Marginalized communities are empowered to have a stake in the food system, to control what they eat, and how they eat it. About seven years ago Shiloh noticed that a lot of families relied on local corner stores for their food or food stamps. With limited finances and no transportation, struggling families had to make do with whatever food they had access to. Often it was canned foods and junk food.

Under the program Shiloh manages they have a choice. Native Americans can get traditional, culturally appropriate foods including wild rice soups, berries, fish and turkey.

Shiloh’s work on food sovereignty within the indigenous community has led her to develop community gardens in Romanowski Park that grow traditional foods, and cooking classes to rediscover traditional Native American meals. “As the community garden grew, the community realized that they cared about how their food was grown,” she said. “Was it done in an ethical way? Did it respect mother earth? They wanted to make sure that culture and tradition were part of how their food is produced. So that means incorporating song and ceremony and prayers to the planting and harvesting.”

With the help of Shiloh’s project poverty-stricken families feel they can make life-changes. “It’s exciting to watch. They’re making connections of where their food comes from and their relationship to that food. That changes people, ” she said.

Food offers an emotional connection to urban tribes-people in cities including Detroit, Seattle and Chicago who are looking to strengthen bonds to family and cultural roots.

Shelley Means, 55, is one of the many city dwelling tribes people who see traditional meals and sharing stories over food as keys to unlock history and family traditions. Shelley’s mother is from the White Earth Nation and her father was Lakota. She grew up in the city knowing very little of her family history.

As a young girl she recalls that her grandfather would send packets of wild rice and occasionally they would visit him for gatherings in Bemidji, Minnesota. She realized that some of her most powerful childhood memories are gatherings where hundreds of tribe members gathered for meals with bowls of wild rice. “I can’t remember much about the reason for the gathering, but I do remember the smell and taste of wild rice,” she recalls.

A boat-sized haul of wild rice.

A boat-sized haul of wild rice. Photo by Jo Erickson.

These memories drove Shelley to seek out family members who could tell her more about her family and traditions. One of her aunts told her what she knew so that Shelly could in turn pass on family history to her son.

Whenever she thinks about wild rice, she thinks about her family. She smiles as she recalls how her uncle would grind the grain to make bread and her mother prepared wild rice, “She’d heat it up in the microwave, then put a bit of milk and black pepper, that’s her favorite thing.”

Threats to Wild Rice

According to Barb Barton, Aquatic Resource Specialist at the Michigan Department of Transportation, restoring native wild rice across the state will take several years to accomplish.

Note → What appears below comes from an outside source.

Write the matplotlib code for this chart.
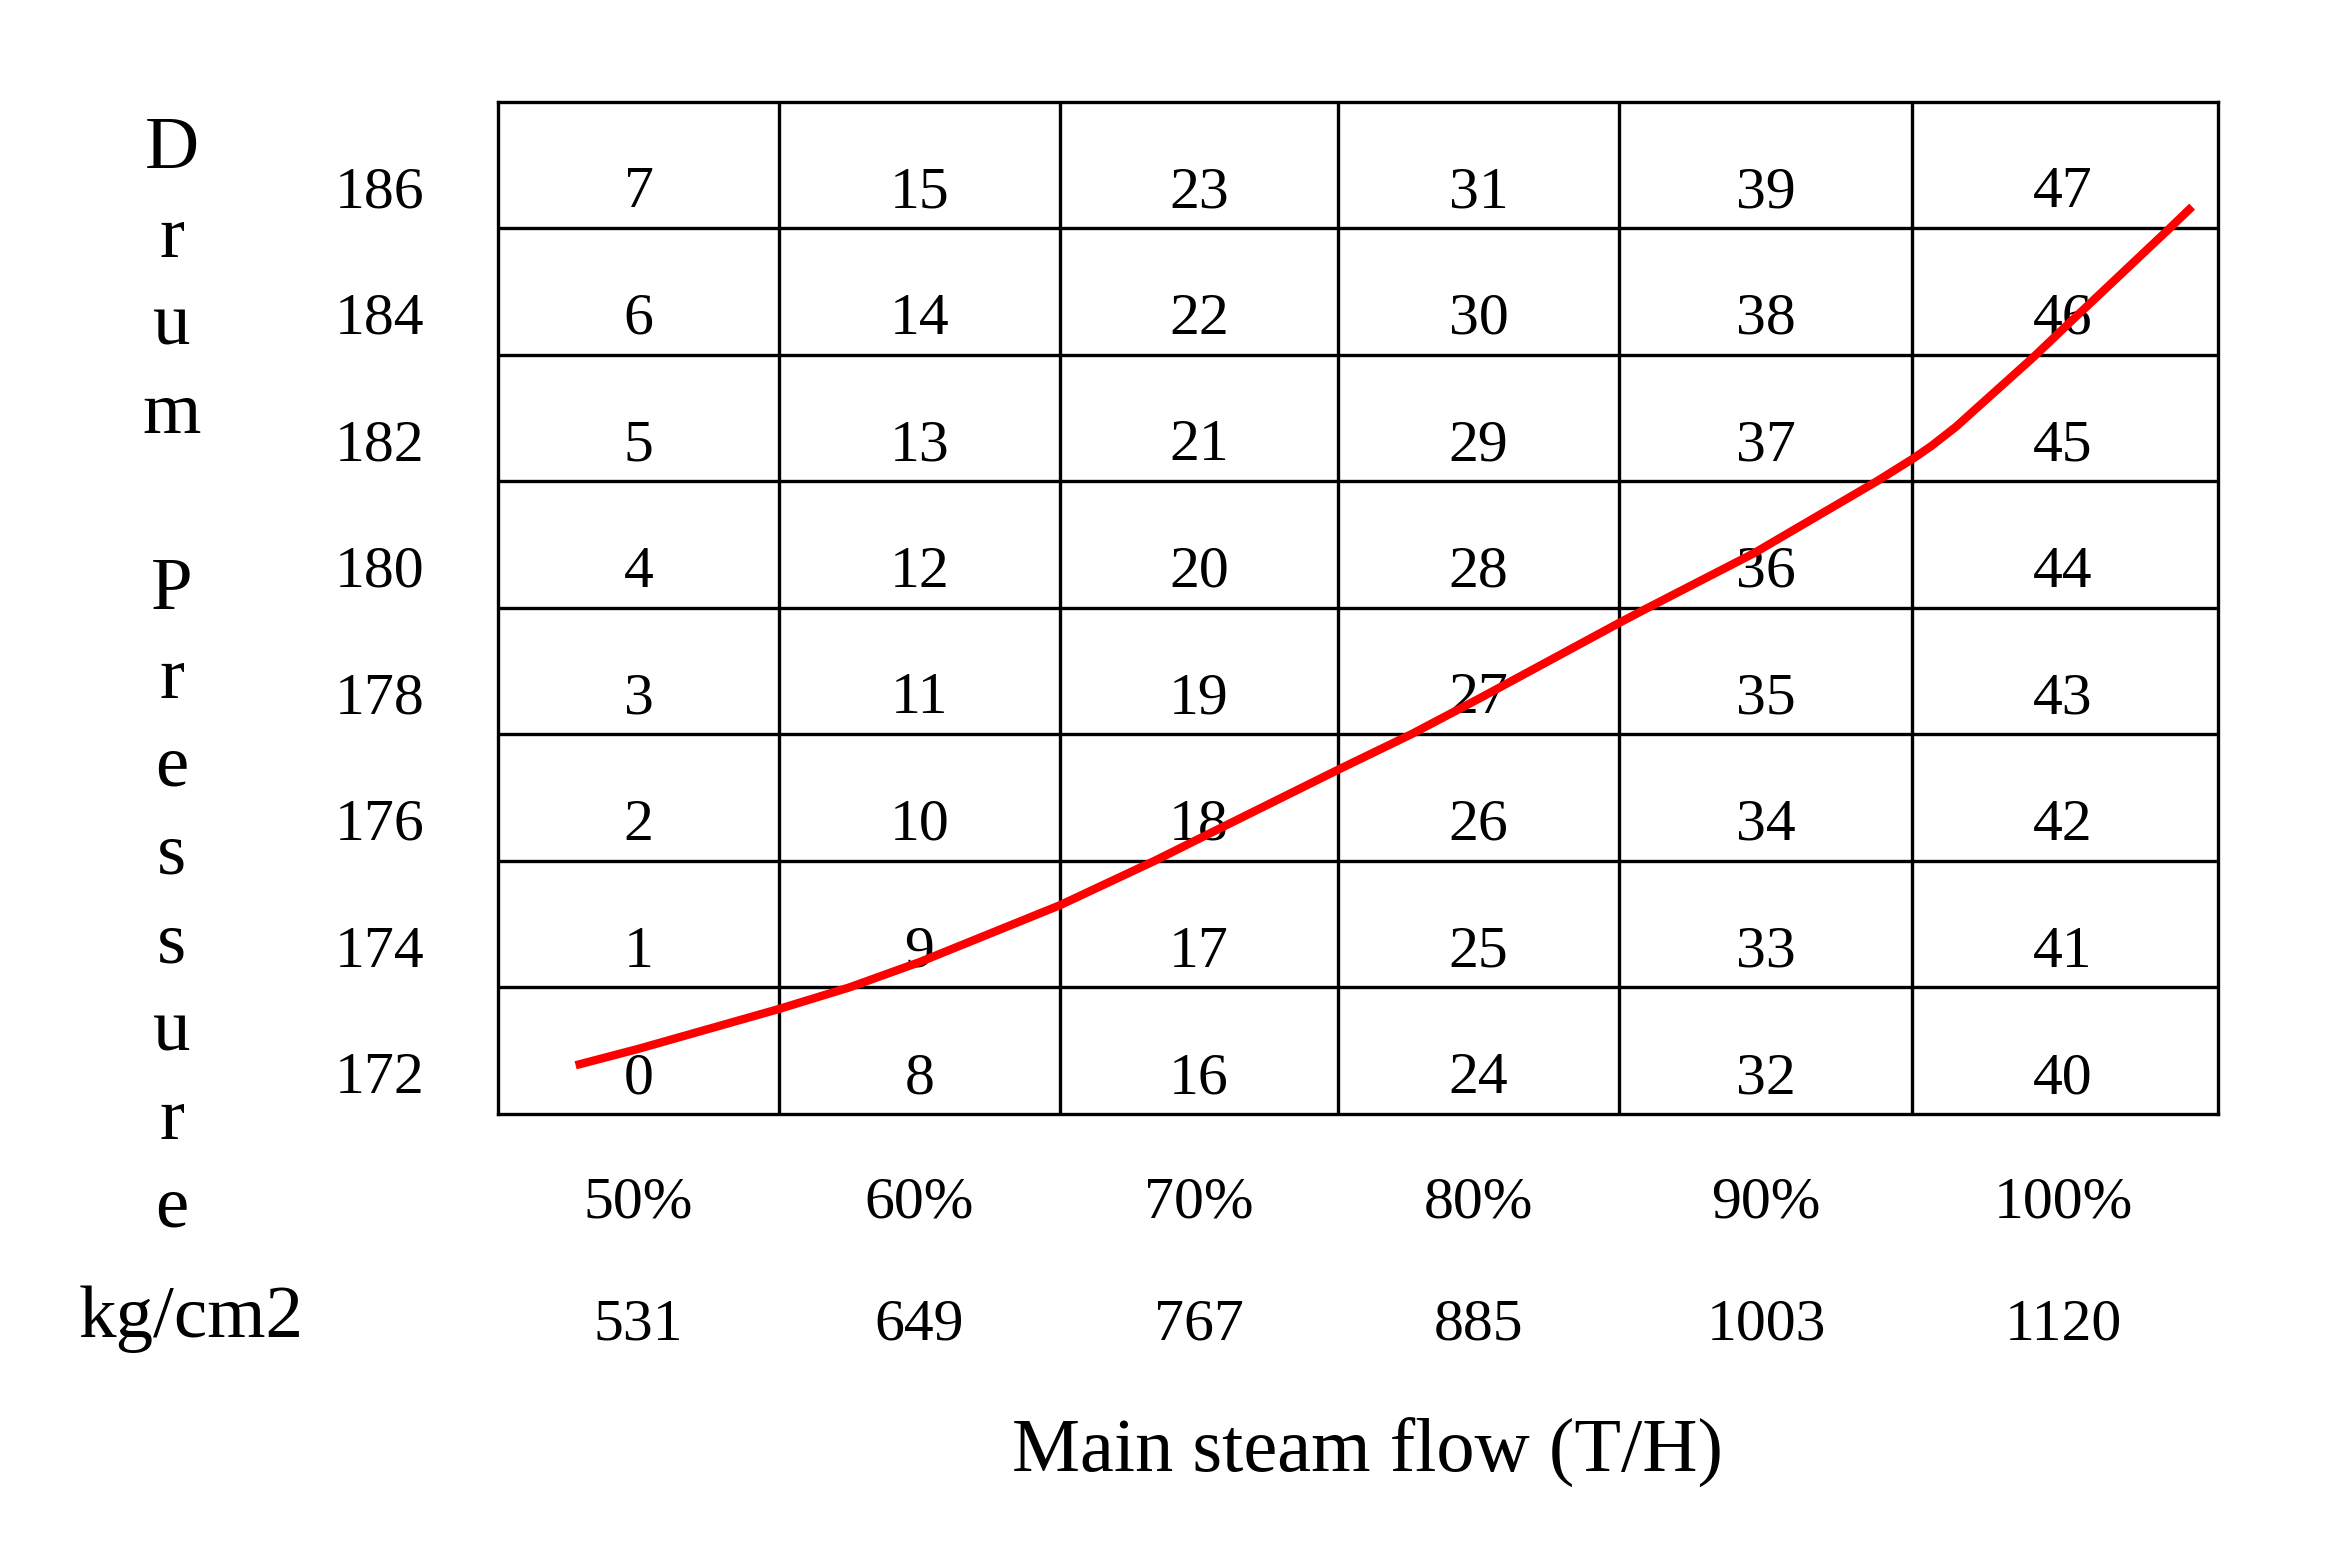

One of the biggest challenges is the decimation of wild rice found in the north of the state. “There were 212 historical wild rice sites scattered across the state dating back to the 1800’s, but only 14 are known to still exist,” says Barton, author of “Manoomin: The Story of Wild Rice in Michigan.”

Zizania palustris, a native wild rice plant found in northern Michigan, is on the threatened species list. In the last two years Michigan’s Department of Natural Resources has worked with tribes to restore some of the old rice sites.

In Michigan wild rice harvesting is unregulated. That’s in contrast to Minnesota and Wisconsin, where state laws give tribes sovereignty over wild rice. Tribal members carry permits to harvest rice and non-tribal ricers buy licenses. Despite these challenges, Michigan’s wild rice restoration project has replanted and manages 136 native wild rice beds. At the same time more and more urban tribes people are rediscovering the value of returning to a traditional diet of wild rice.

There is still a long way to go before northern wild rice is taken off the threatened species list. If Michigan were to lose its native wild rice, “it would be devastating,” says Shelly Means. “The stories will still be here, but the rice will not.”